ここでは、間取りで後悔しないために押さえておきたい3つのポイントを解説します。
- 希望条件に優先順位を付ける
- 実際の暮らしをシミュレーションしてみる
- ライフスタイルにあった間取りを意識する
希望条件に優先順位を付ける
注文住宅では、すべての要望を詰め込もうとすると予算やスペースの制約でバランスが崩れがちです。後から「無理して詰め込むべきじゃなかった」とならないように、希望の条件にはあらかじめ優先順位をつけましょう。
「日当たりの良いリビングが最優先」「収納は後から増設でも問題ない」など、ご家族で話し合いながら妥協点とこだわりポイントを整理しておくと、打ち合わせがスムーズになります。
実際の暮らしをシミュレーションしてみる
図面だけで気付きにくいのが、実際の暮らしとのギャップです。朝の身支度、洗濯や掃除、買い物帰りの動線など、日常の行動をイメージして間取りを見直してみましょう。
「洗濯機から干し場までが遠い」「玄関からキッチンが遠くて買い物が不便」など、生活の中で不便を感じる動線がないか確認しておくことで、暮らしやすさの精度が高まります。
ライフスタイルにあった間取りを意識する
今の生活だけでなく、将来の変化にも対応できる間取りを意識することもポイントです。たとえば、お子さまの成長や独立、在宅勤務の増加、親との同居など、ライフスタイルは年月とともに変わっていきます。
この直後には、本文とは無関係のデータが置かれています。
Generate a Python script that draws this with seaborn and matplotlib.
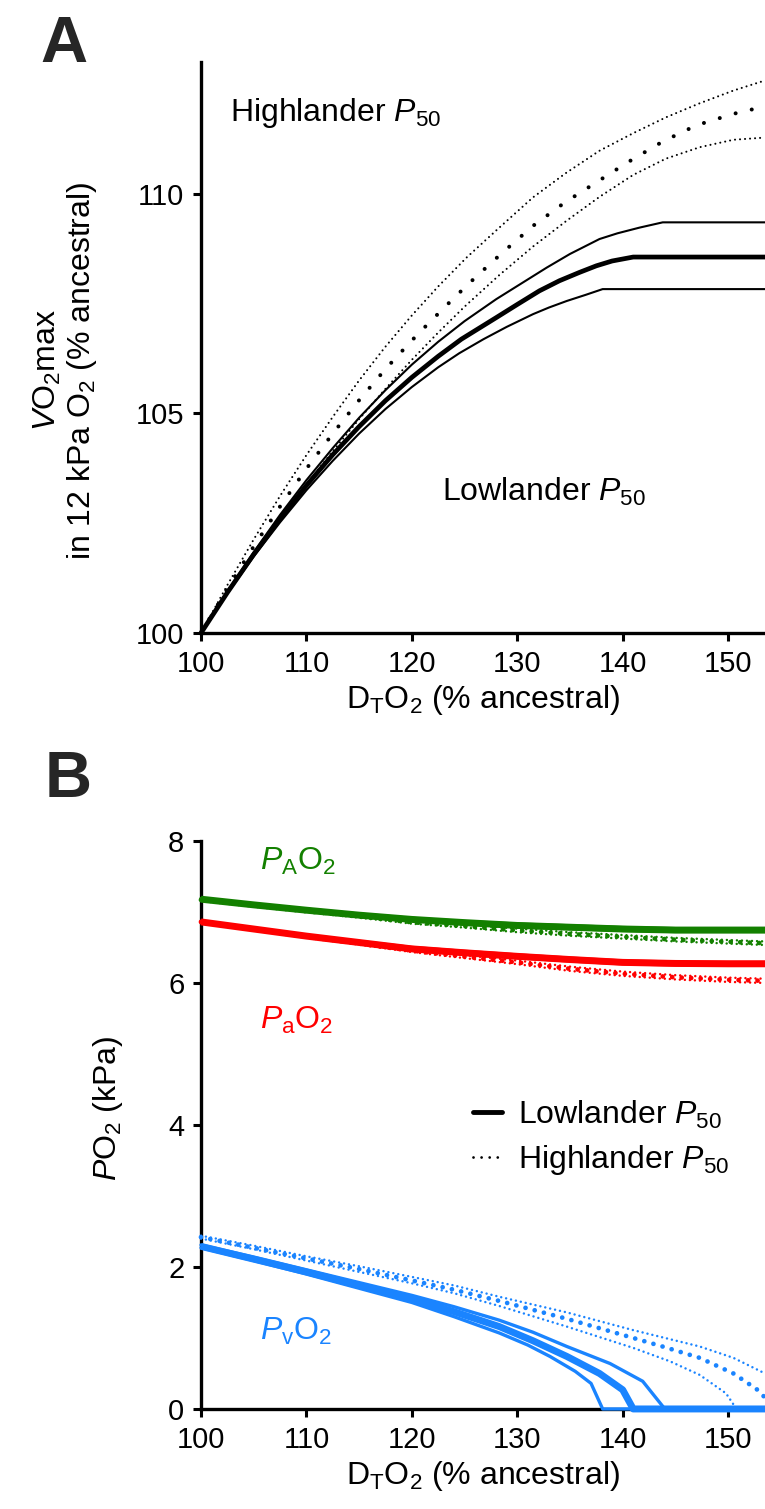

フレキシブルに仕切れる空間や、将来ワークスペースに転用できる一角を設けるなど、柔軟性のある間取りにしておくと安心です。無理に今の理想だけを詰め込まず、10年後・20年後を見据えて検討してみましょう。
【実例】注文住宅の間取りの成功例をご紹介

※出典:ほぼ平屋の家【みどり市】 | 施工事例 | thinks 翼創建
ご紹介するのは、群馬県みどり市に建てられた「ほぼ平屋の家」。
ご夫婦の「暮らしやすさ」と「デザイン性」を両立したいという希望をもとに、子ども部屋だけを2階に設けることで、平屋に近い快適な間取りが実現しました。
外観は水平ラインを意識した落ち着いたデザインで、ナチュラルな木目のフェンスとやわらかいベージュの外壁が周囲の街並みにも自然に馴染みます。
室内は、使い勝手を考慮した動線や収納計画はもちろん、あたたかみのある間接照明ややさしいトーンの内装が印象的。昼は自然光、夜は照明の演出で、時間帯ごとに異なる表情を楽しめるくつろぎの空間に仕上がっています。
「シンプルな暮らしを楽しみたい」「将来を見据えて暮らしやすさを重視したい」と考える方にとって、間取りや設計の参考になる一邸です。
注文住宅の間取り決めで失敗しないためには

注文住宅の間取りを決める際は、見た目や広さだけでなく、実際の暮らしを具体的にイメージすることが大切です。
事例を見ながら家族で意見を出し合い、展示場で実物を確認し、プロの提案をもとに納得いくまで調整する。この一連の流れを丁寧に踏むことで、後悔のない住まいに近づけます。
また、動線や採光、収納の配置といったチェックポイントも忘れず確認し、今だけでなく将来の暮らしまで見据えた間取りを検討しましょう。
間取りづくりに正解はありませんが、「何を大切にしたいか」を明確にして、暮らしやすさと心地よさを両立させた住まいを目指すことが、失敗しないためのコツです。